SNP filtering
After receiving the SNP data from DArT Pty Ltd, the SNP data and
associated metadata were read into a genlight object as implemented in R
package adegenet (Jombart, 2008) to facilitate subsequent processing
with R package dartR (Gruber et al., 2018). We created two different
datasets based upon different filtering of the initial 19903 polymorphic
SNP loci, one for the phylogenetic analysis (‘phylo’ dataset), and the
other for the PCoA and fixed difference analyses (‘PCoA’ dataset). The
phylo dataset was initially filtered to remove any
obviously-introgressed individuals within the MDB (identified using the
PCoA dataset), as reticulation events are not compatible with
bifurcating trees.

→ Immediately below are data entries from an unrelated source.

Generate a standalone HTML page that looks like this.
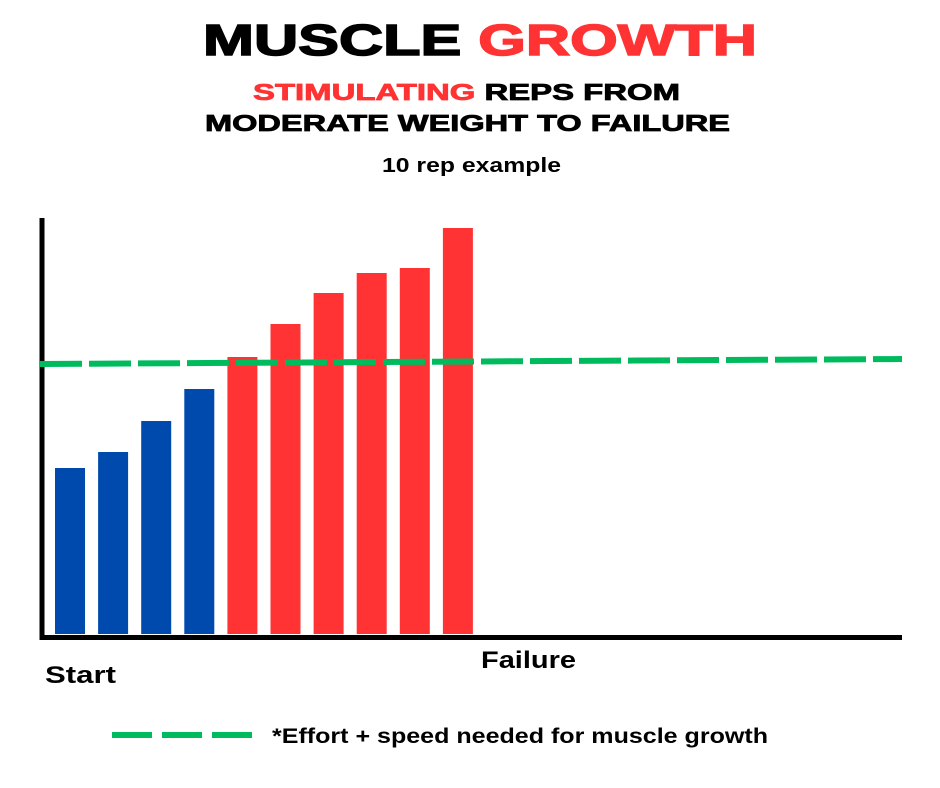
<!DOCTYPE html>
<html><head><meta charset="utf-8"><style>
body{margin:0;background:#fff;width:940px;height:788px;overflow:hidden;font-family:"Liberation Sans",sans-serif;}
svg{display:block}
</style></head><body>
<svg width="940" height="788">
<g font-family="Liberation Sans, sans-serif" font-weight="900">
<text x="203" y="55" font-size="44" textLength="554" lengthAdjust="spacingAndGlyphs" stroke-width="1.5"><tspan fill="#000" stroke="#000">MUSCLE </tspan><tspan fill="#ff3333" stroke="#ff3333">GROWTH</tspan></text>
<text x="253" y="100" font-size="23" textLength="427" lengthAdjust="spacingAndGlyphs" stroke-width="0.8"><tspan fill="#ff3333" stroke="#ff3333">STIMULATING</tspan><tspan fill="#000" stroke="#000"> REPS FROM</tspan></text>
<text x="205" y="131" font-size="23" textLength="525" lengthAdjust="spacingAndGlyphs" fill="#000" stroke="#000" stroke-width="0.8">MODERATE WEIGHT TO FAILURE</text>
<text x="382" y="172" font-size="20" textLength="179" lengthAdjust="spacingAndGlyphs" font-weight="bold" fill="#000">10 rep example</text>
</g>
<g id="bars"></g>
<line x1="42" y1="218" x2="42" y2="640" stroke="#000" stroke-width="5"/>
<line x1="40" y1="637.5" x2="902" y2="637.5" stroke="#000" stroke-width="5"/>
<line id="thr" stroke="#00bb5e" stroke-width="6" stroke-dasharray="42,7"/>
<text x="45" y="683" font-size="24" font-weight="bold" textLength="71" lengthAdjust="spacingAndGlyphs">Start</text>
<text x="481" y="668" font-size="24" font-weight="bold" textLength="95" lengthAdjust="spacingAndGlyphs">Failure</text>
<line x1="112" y1="735" x2="262" y2="735" stroke="#00bb5e" stroke-width="6" stroke-dasharray="40,10"/>
<text x="272" y="743" font-size="21" font-weight="bold" textLength="496" lengthAdjust="spacingAndGlyphs">*Effort + speed needed for muscle growth</text>
</svg>
<script>
const reps=[1,2,3,4,5,6,7,8,9,10];
const effort=[166,182,213,245,277,310,341,361,366,406];
const stimulating=[false,false,false,false,true,true,true,true,true,true];
const thresholdStart=270;
const thresholdEnd=275;
const base=634;
function y(v){return base-v;}
function x(i){return 55+i*43.1;}
const g=document.getElementById('bars');
effort.forEach((v,i)=>{
 const r=document.createElementNS('http://www.w3.org/2000/svg','rect');
 r.setAttribute('x',x(i));r.setAttribute('width',30);
 r.setAttribute('y',y(v));r.setAttribute('height',v);
 r.setAttribute('fill',stimulating[i]?'#ff3333':'#004aad');
 
 
 g.appendChild(r);
});
const t=document.getElementById('thr');
t.setAttribute('x1',40);t.setAttribute('y1',y(thresholdStart));
t.setAttribute('x2',902);t.setAttribute('y2',y(thresholdEnd));
</script>
</body></html>
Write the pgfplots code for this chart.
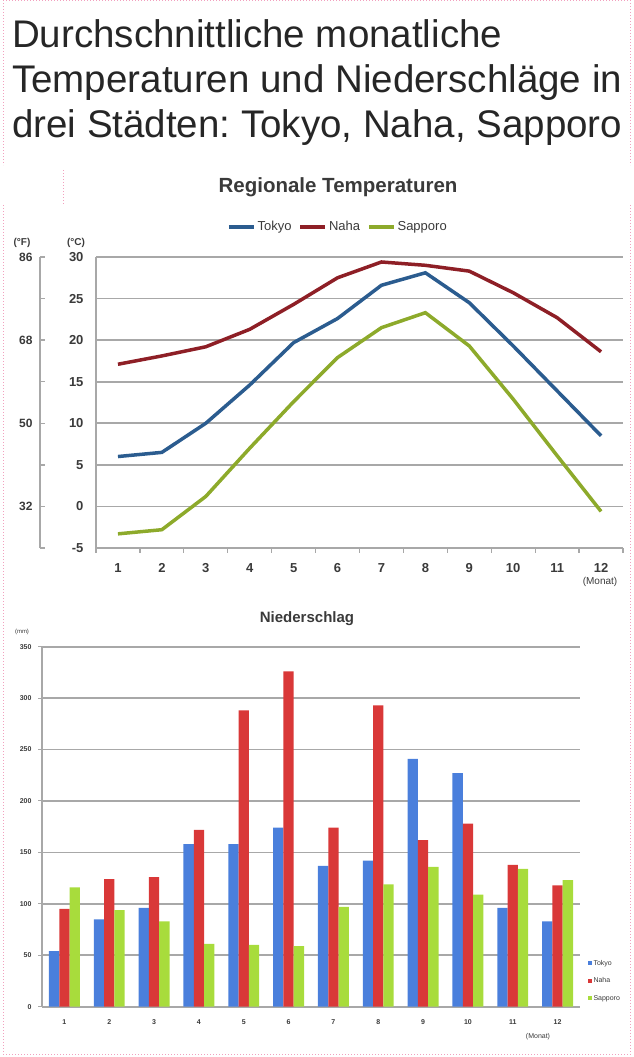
\documentclass[border=0pt]{standalone}
\usepackage{fontspec}
\setmainfont{Liberation Sans}
\usepackage{pgfplots}
\pgfplotsset{compat=1.18}
\usepackage{pgfplotstable}

\definecolor{tokyoL}{HTML}{2B5C8F}
\definecolor{nahaL}{HTML}{8E1F26}
\definecolor{sappL}{HTML}{8DAA2B}
\definecolor{gridc}{HTML}{A8A8A8}
\definecolor{txt}{HTML}{3A3A3A}
\definecolor{tokB}{HTML}{4A7FDC}
\definecolor{nahB}{HTML}{D93838}
\definecolor{sapB}{HTML}{A8DC3C}
\definecolor{pinkd}{HTML}{F2A0BE}

\newcommand{\fs}[1]{\fontsize{#1}{#1}\selectfont}

\pgfplotstableread{
m tokyo naha sapporo
1 6.0 17.1 -3.3
2 6.5 18.1 -2.8
3 10.0 19.2 1.2
4 14.6 21.3 7.0
5 19.7 24.3 12.6
6 22.6 27.5 17.9
7 26.6 29.4 21.5
8 28.1 29.0 23.3
9 24.5 28.3 19.3
10 19.3 25.7 12.9
11 13.9 22.7 6.1
12 8.5 18.6 -0.6
}\temps

\pgfplotstableread{
m tokyo naha sapporo
1 54 95 116
2 85 124 94
3 96 126 83
4 158 172 61
5 158 288 60
6 174 326 59
7 137 174 97
8 142 293 119
9 241 162 136
10 227 178 109
11 96 138 134
12 83 118 123
}\rain

\begin{document}
\frenchspacing
\begin{tikzpicture}[x=1pt,y=1pt]
\path[use as bounding box] (0,0) rectangle (633,1057);

% pink dotted frames
\draw[pinkd, dotted, line width=1pt] (3,1057) -- (3,892);
\draw[pinkd, dotted, line width=1pt] (630,1057) -- (630,892);
\draw[pinkd, dotted, line width=1pt] (3,1056) -- (630,1056);
\draw[pinkd, dotted, line width=1pt] (63,887) -- (63,852);
\draw[pinkd, dotted, line width=1pt] (3,852) -- (3,2);
\draw[pinkd, dotted, line width=1pt] (630,852) -- (630,2);
\draw[pinkd, dotted, line width=1pt] (3,2) -- (630,2);

% main title
\node[anchor=base west, inner sep=0pt, text=black!85] at (12,1057-48) {\fs{38.5}Durchschnittliche monatliche};
\node[anchor=base west, inner sep=0pt, text=black!85] at (12,1057-93) {\fs{38.5}Temperaturen und Niederschläge in};
\node[anchor=base west, inner sep=0pt, text=black!85] at (12,1057-138) {\fs{38.5}drei Städten: Tokyo, Naha, Sapporo};

% ---------- temperature chart ----------
\node[anchor=base, inner sep=0pt, text=txt] at (338,1057-193) {\fs{20.5}\bfseries Regionale Temperaturen};
\node[inner sep=0pt, text=txt] at (22,1057-243) {\fs{10}\bfseries (°F)};
\node[inner sep=0pt, text=txt] at (76,1057-243) {\fs{10}\bfseries (°C)};
\node[inner sep=0pt, text=txt] at (600,1057-582) {\fs{10}(Monat)};

\begin{axis}[
  at={(40pt,509pt)}, anchor=south west, scale only axis,
  width=20pt, height=291pt,
  xmin=0, xmax=1, ymin=-5, ymax=30,
  hide x axis, axis y line*=left,
  ytick={-5,0,...,30}, yticklabels={,32,,50,,68,,86},
  tick align=inside, major tick length=5pt,
  axis line style={gridc, line width=1.5pt},
  ytick style={gridc, line width=1.5pt},
  yticklabel style={font=\fs{12}\bfseries, text=txt, xshift=-4pt},
]
\end{axis}

\begin{axis}[
  at={(96pt,509pt)}, anchor=south west, scale only axis,
  width=527pt, height=291pt,
  xmin=0.5, xmax=12.5, ymin=-5, ymax=30,
  axis x line*=bottom, axis y line*=left,
  axis line style={gridc, line width=1.5pt},
  ytick={-5,0,...,30}, ytick style={draw=none},
  xtick={1,...,12}, minor xtick={0.5,1.5,...,12.5},
  major tick length=0pt, minor tick length=5pt, tick align=outside,
  minor tick style={gridc, line width=1.2pt},
  ymajorgrids, grid style={gridc, line width=1.8pt},
  /pgf/number format/assume math mode=true,
  ticklabel style={font=\fs{13}\bfseries, text=txt},
  yticklabel style={xshift=-9pt},
  xticklabel style={yshift=-12pt},
  legend style={at={(0.459,1.103)}, anchor=center, draw=none, fill=none,
    legend columns=3, font=\fs{13}, text=txt,
    /tikz/every even column/.append style={column sep=5pt}},
  legend image code/.code={\draw[#1, line width=3.5pt] (0pt,0pt) -- (25pt,0pt);},
]
\addplot[tokyoL, line width=3.5pt] table[x=m, y=tokyo] {\temps};
\addlegendentry{Tokyo}
\addplot[nahaL, line width=3.5pt] table[x=m, y=naha] {\temps};
\addlegendentry{Naha}
\addplot[sappL, line width=3.5pt] table[x=m, y=sapporo] {\temps};
\addlegendentry{Sapporo}
\end{axis}

% ---------- precipitation chart ----------
\node[anchor=base, inner sep=0pt, text=txt] at (307,1057-623) {\fs{15}\bfseries Niederschlag};
\node[inner sep=0pt, text=txt] at (22,1057-632) {\fs{6}(mm)};
\node[inner sep=0pt, text=txt] at (538,1057-1037) {\fs{7}(Monat)};

\begin{axis}[
  at={(42pt,50.3pt)}, anchor=south west, scale only axis,
  width=538pt, height=360pt,
  xmin=0.5, xmax=12.5, ymin=0, ymax=350,
  ybar=0pt, bar width=10.3pt,
  axis x line*=bottom, axis y line*=left,
  axis line style={gridc, line width=1.5pt},
  ytick={0,50,...,350},
  xtick={1,...,12}, minor xtick={0.5,1.5,...,12.5},
  xtick style={draw=none},
  minor tick style={gridc, line width=1pt, draw=gridc},
  ytick style={gridc, line width=1pt},
  major tick length=4pt, minor tick length=4pt, tick align=outside,
  ymajorgrids, grid style={gridc, line width=1.8pt},
  /pgf/number format/assume math mode=true,
  ticklabel style={font=\fs{7}\bfseries, text=txt},
  yticklabel style={xshift=-3pt},
  xticklabel style={yshift=-5pt},
  legend style={at={(1.008,0.072)}, anchor=west, draw=none, fill=none,
    font=\fs{7}, text=txt, row sep=7pt, legend cell align=left},
  legend image code/.code={\fill[#1] (0pt,-2pt) rectangle (4pt,2pt);},
]
\addplot[draw=none, fill=tokB] table[x=m, y=tokyo] {\rain};
\addlegendentry{Tokyo}
\addplot[draw=none, fill=nahB] table[x=m, y=naha] {\rain};
\addlegendentry{Naha}
\addplot[draw=none, fill=sapB] table[x=m, y=sapporo] {\rain};
\addlegendentry{Sapporo}
\end{axis}
\end{tikzpicture}
\end{document}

The next step retained only loci for which
repeatability was greater than 0.99 and all loci with a callrate above
0.6. The PCoA dataset included all individuals and was first filtered
for repeatability to include values greater than 0.99. The second
filtering step removed all secondary loci (loci found within the same
sequenced fragment) with the locus retained having the higher
polymorphism information content (PIC) value. Finally, loci with a
callrate above 0.9 were retained. The additional filtering steps were
undertaken on the PCoA dataset for the two analyses that are sensitive
to the presence of too many missing values and/or tightly-linked loci
(ordination and the calculation of fixed differences). The data
remaining after these primary filtering steps for both datasets are
regarded as highly reliable. The PCoA dataset was used for each of the
additional (stepwise) PCoA analyses based on a subset of individuals
being compared, with additional filtering applied to remove any loci
that become monomorphic in such subsets.